Experience prevails on buy-to-let market?

The collapse of property prices has made life very difficult for the slew of amateur buy-to-letters that flooded the market in recent years.

However, recent figures from the Paragon Mortgages’ Financial Advisor Confidence Tracking (FACT) index found that, while new buy-to-let lending has ground to a halt, many experienced landlords are seeking to increase their property portfolios.

The news comes despite increasing concerns about the state of the housing market, with end of year figures from both Nationwide and Halifax showing around a 16 per cent drop in house prices in 2008, largely due to constraints on affordability as lenders tighten mortgage borrowing conditions.

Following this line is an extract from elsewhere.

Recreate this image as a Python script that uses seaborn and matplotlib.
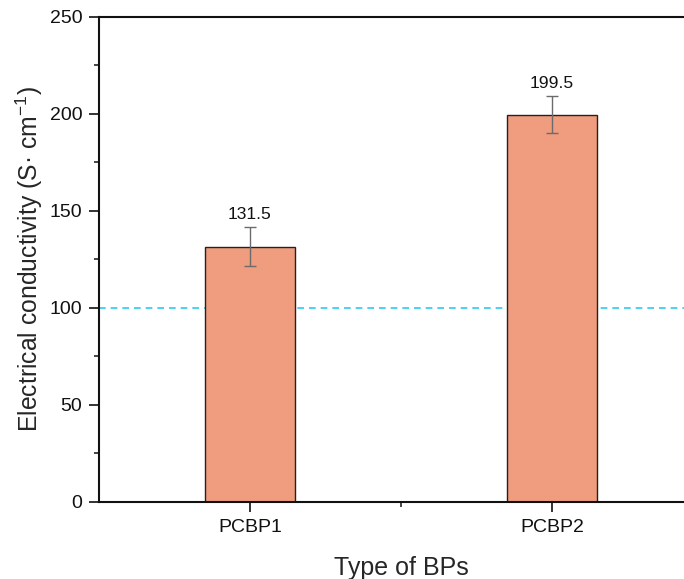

The FACT index surveyed 200 mortgage brokers, and found that the number of new landlords entering the buy-to-let market fell to 10.6 per cent of business in the third quarter of 2008, compared with 18.3 per cent during the same period in 2007. Mortgage Strategy reported that this is the lowest figure recorded by the survey since 2001.

The FACT index survey found that 55 per cent of business was for remortgages, and 30 per cent came from existing landlords who wished to expand their portfolios.

Managing director of Paragon Mortgages, John Heron, told Mortgage Strategy that, “The number of first-time landlords entering the market is at its lowest level and perhaps that is a good thing in the current economic environment.

“Landlords with experience of the private rented sector are well positioned to take advantage of current conditions, particularly with rising levels of current demand.”

Mr Heron continued: “Professional landlords represent the core of the buy-to-let market. They are the investors that base their purchase decisions on proven levels of tenant demand for long-term returns rather than speculative investment for a quick profit.”

A recent survey from the Royal Institution of Chartered Surveyors (Rics) backs the findings of Paragon Mortgages, but highlighted signs of a potential downturn in the buy-to-let sector.

The Rics Residential Lettings survey found that new instructions to let - seen as an indicator of letting supply - increased in quarter three for a second consecutive quarter. In addition, only 0.5 per cent of landlords opted to sell their property on the expiry of a tenant lease.

Rics attributes this trend to unwillingness amongst landlords to accept lower prices for their property portfolios.

The Rics survey found that demand remains strong as first-time-buyers opt to continue renting as house prices fall. However, it pointed to a fall in rent levels - for the first time since April 2003 - as a result of the increased supply of rental properties.

A perhaps more worrying result of the economic downturn comes from more than 20 buy-to-let property clubs across the UK which Investors Chronicle magazine claims are encouraging members to strike controversial sell-and-rent-back deals with desperate homeowners trying to avoid repossession.

Sell-and-rent-back deals offer those who are struggling to make mortgage payments the option of selling their property at a discounted rate, and then renting it back from the new landlord.

With repossessions set to reach 45,000 by the end of the year - a 50 per cent increase on 2007 - and increased unemployment, this sort of scheme is likely to become popular among those who do not wish to move but face the repossession of their homes.

Sell-and-rent-back schemes have been criticised, however, for offering only around 60 per cent of the value of a property and rental contracts that are often not as secure as is claimed. For example, if a landlord were to become bankrupt, property he owned under this sort of scheme may not be protected.

Investors Chronicle has criticised some buy-to-let clubs for encouraging the practice.

“Considering the current crisis in the housing and mortgage markets, you would think that the days of the buy-to-let property seminar were over,” said Claer Barrett, a journalist at the publications. “Sadly, the reverse is true.”

Adam Sampson, chief executive of Shelter, the housing charity, said: “These seminars are basically groups of unprincipled people working together to discuss how they can profit from other people’s misery and distress.

“People who are on the verge of losing their homes are extremely vulnerable and are being preyed upon. Encouraging people to trust their home to a company that may then throw them out after six months, whilst legal, is as good as theft.”

Many of those entering sale-and-rent-back schemes will not have tried selling their home privately or investigated equity release options.